Most of my business travel involves shorter domestic flights. After 9/11 it got to the point where it became FASTER to drive to many of those destinations, once you account for all the nonsense you go through at an airport. And the distance for which a drive is more efficient than a flight gets much greater for critical business trips where I would regularly fly a day early just to avoid catastrophic situations with delayed or canceled flights.
The absurdity of this was made clear a couple of years ago on a business trip where a half-dozen people in my group were flying to a Midwestern city from different points around the U.S. It was about a 10-hour drive from where I lived, so I made it a road trip.

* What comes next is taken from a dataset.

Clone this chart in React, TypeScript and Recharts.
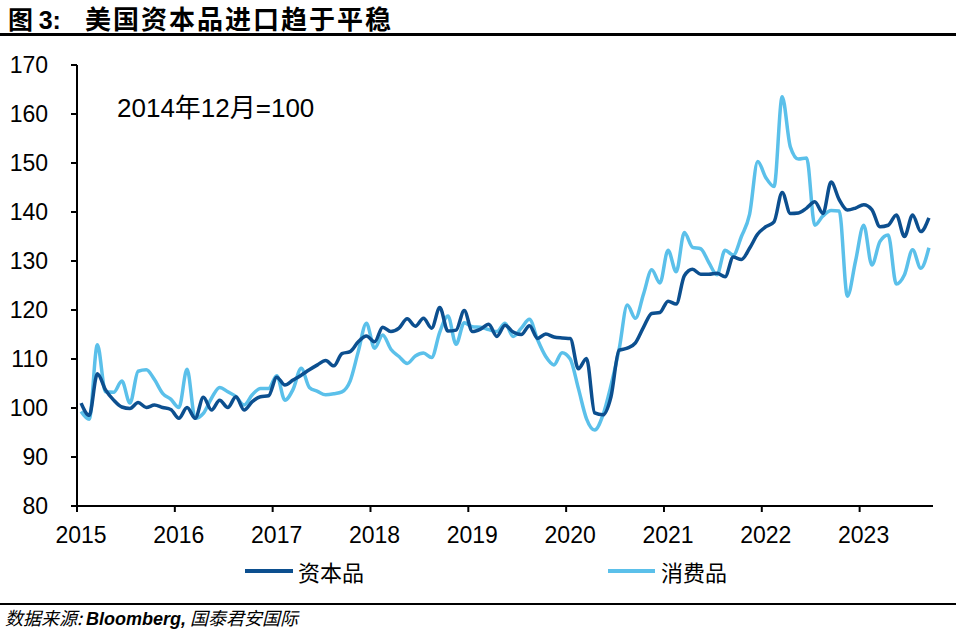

One of the other guys lived two hours away from me in a neighboring state. At the end of our business-related work, I found out he was flying out of the Midwest airport a couple of hours after I was planning to head home. I offered to drop him off at the airport on the start of my 10-hour drive home. Not only did I get home more than two hours before him … but it turned out his trip home took so long because he had a connecting flight through the airport in the city where I lived.
This guy would have been better off paying me a couple of hundred dollars to drive him all the way home.
My new company is based in Ohio and I told them there was no way I was re-locating there for that, among other reasons, not even for the amount of extra money they were paying me. One of the subsidiaries has an office in Charlotte so I am largely working out of their offices (or from home).